● **TASK TO CARRY OUT**
Leave out all pictures. Return exactly the lines from the top of the material through the line containing "import pandas as pd".

● **SOURCE MATERIAL**
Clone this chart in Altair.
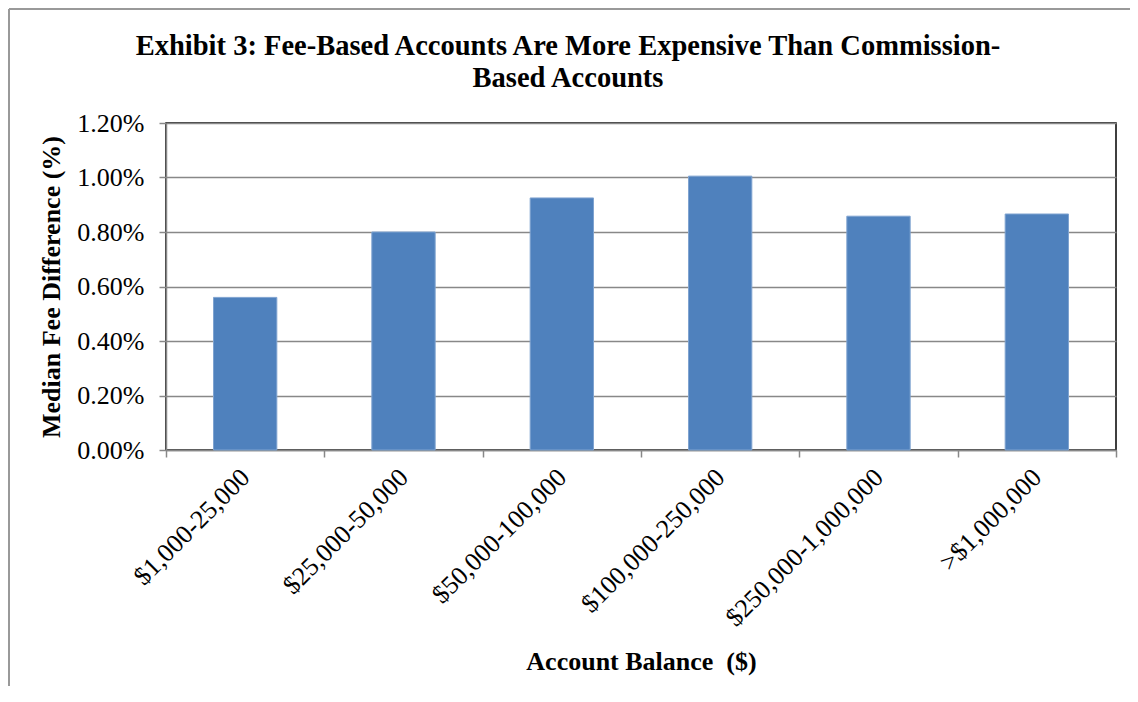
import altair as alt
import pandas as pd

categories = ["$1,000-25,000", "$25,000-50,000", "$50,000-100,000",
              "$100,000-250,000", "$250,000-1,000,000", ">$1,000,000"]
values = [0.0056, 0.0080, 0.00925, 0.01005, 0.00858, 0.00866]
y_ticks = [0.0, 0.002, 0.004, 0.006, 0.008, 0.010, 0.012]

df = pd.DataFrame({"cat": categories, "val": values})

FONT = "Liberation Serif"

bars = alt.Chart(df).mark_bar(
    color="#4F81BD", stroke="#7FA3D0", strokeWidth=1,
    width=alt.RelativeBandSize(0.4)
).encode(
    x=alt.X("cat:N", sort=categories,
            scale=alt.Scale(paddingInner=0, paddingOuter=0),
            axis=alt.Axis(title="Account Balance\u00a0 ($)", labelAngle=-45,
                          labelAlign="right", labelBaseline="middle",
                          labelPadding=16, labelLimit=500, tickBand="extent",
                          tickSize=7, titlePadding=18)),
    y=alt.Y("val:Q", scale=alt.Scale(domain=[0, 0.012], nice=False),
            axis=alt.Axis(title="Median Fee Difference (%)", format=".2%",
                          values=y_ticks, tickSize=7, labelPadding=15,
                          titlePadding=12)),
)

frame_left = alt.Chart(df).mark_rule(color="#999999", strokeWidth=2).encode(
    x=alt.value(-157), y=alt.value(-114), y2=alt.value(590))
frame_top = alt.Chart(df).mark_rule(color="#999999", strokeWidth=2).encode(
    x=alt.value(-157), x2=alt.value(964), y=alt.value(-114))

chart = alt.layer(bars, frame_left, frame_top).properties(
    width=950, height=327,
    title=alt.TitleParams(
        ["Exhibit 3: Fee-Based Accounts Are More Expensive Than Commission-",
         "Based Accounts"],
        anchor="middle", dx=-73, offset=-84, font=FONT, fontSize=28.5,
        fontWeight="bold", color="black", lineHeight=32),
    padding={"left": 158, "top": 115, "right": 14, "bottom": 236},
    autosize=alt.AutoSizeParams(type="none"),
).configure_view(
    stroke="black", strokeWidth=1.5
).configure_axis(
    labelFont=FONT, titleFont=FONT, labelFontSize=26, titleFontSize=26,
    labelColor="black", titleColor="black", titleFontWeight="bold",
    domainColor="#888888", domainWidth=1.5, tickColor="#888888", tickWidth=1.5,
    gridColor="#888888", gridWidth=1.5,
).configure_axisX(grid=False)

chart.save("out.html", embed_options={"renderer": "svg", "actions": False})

● **EXERCISE ANSWER**
Clone this chart in Altair.
import altair as alt
import pandas as pd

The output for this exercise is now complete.